One of the biggest budget flashpoints between Herbert and the legislature will probably be earmarks for transportation funding. Herbert says 19% of the general fund is already taken up by earmarks, which he calls “alarming.”
“There’s no discussion on how we use that money. The decision was made years ago, and that’s not right. Needs should compete for that money, but when we start the budget discussion, 19% of that money is already gone.”
Herbert admits his budget uses $94 million in funds that are already earmarked for other purposes.
Other budget highlights from Herbert:
$20 million to purchase new school buses to help reduce pollution.
$1.5 million for a grant program to replace wood burning stoves with natural gas or propane burning devices.
$46 million for the prison relocation.
$10.5 million to reduce the state’s recidivism rate for convicts
Herbert also wants $1 million to outfit all state troopers with body cameras. He says that decision was partially due to recent high-profile events in the national news involving police officers.
“What we’ve seen on the national stage helped me decide we need something to protect the public and law enforcement. It may take a couple of years to phase in. It won’t be a silver bullet, but it’s a step in the right direction.”
Another big budget fight will likely be over Herbert’s Healthy Utah alternative to Medicaid expansion. The state’s portion during the first year is $4.6 million, which triggers $446 million from the federal government.
Herbert did not talk much about transportation funding during his presentation other than to say lawmakers need to come up with a long-term strategy for funding as Utah is projected to be $7-8 billion short by 2040.
“How can we fund transportation long-term? It might be an adjustment in the gas tax, which hasn’t changed in 17 years. I’m looking forward to having that discussion with legislators.”
In the past, the governor’s budget proposal has been treated by lawmakers as merely a suggestion as the final product usually looks vastly different. Herbert acknowledges lawmakers hold the purse strings, but he’s hopeful they’ll come around to his way of thinking.
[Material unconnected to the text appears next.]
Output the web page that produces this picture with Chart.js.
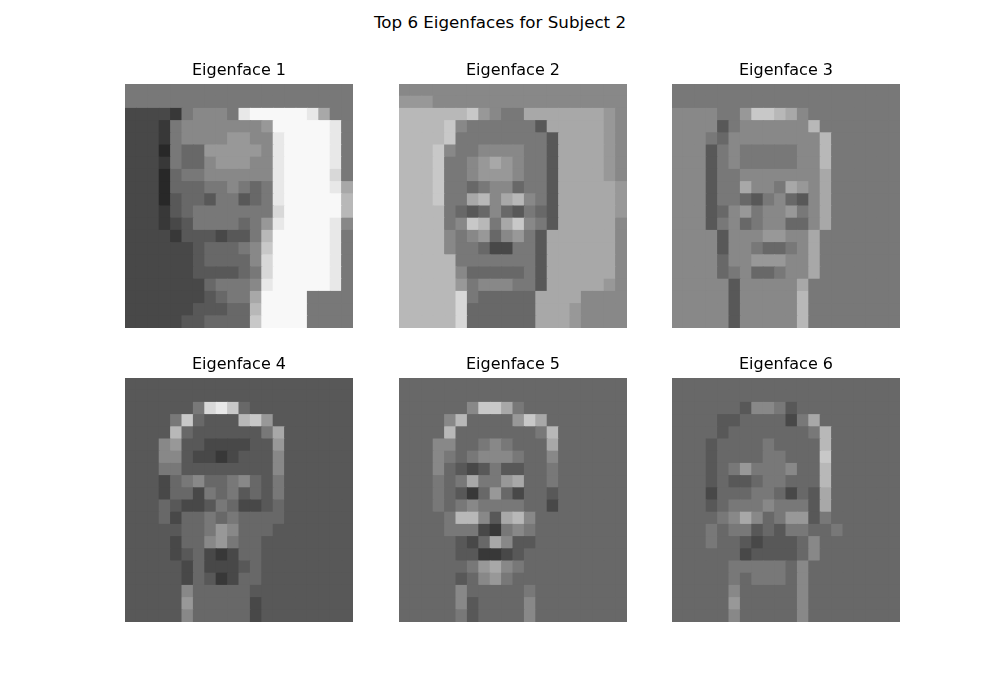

“I hope they take this document, noodle on it and say ‘gee, the Governor is brilliant’,” said Herbert. “We have the advantage of working on this for months and weeks. The Legislature comes in cold. I think I’ve picked the rational reasonable way to deal with this and, at the end of the day, they will come to the same point I’m at. We’re going to have a budget in place and it will mirror closely what I’ve proposed here.”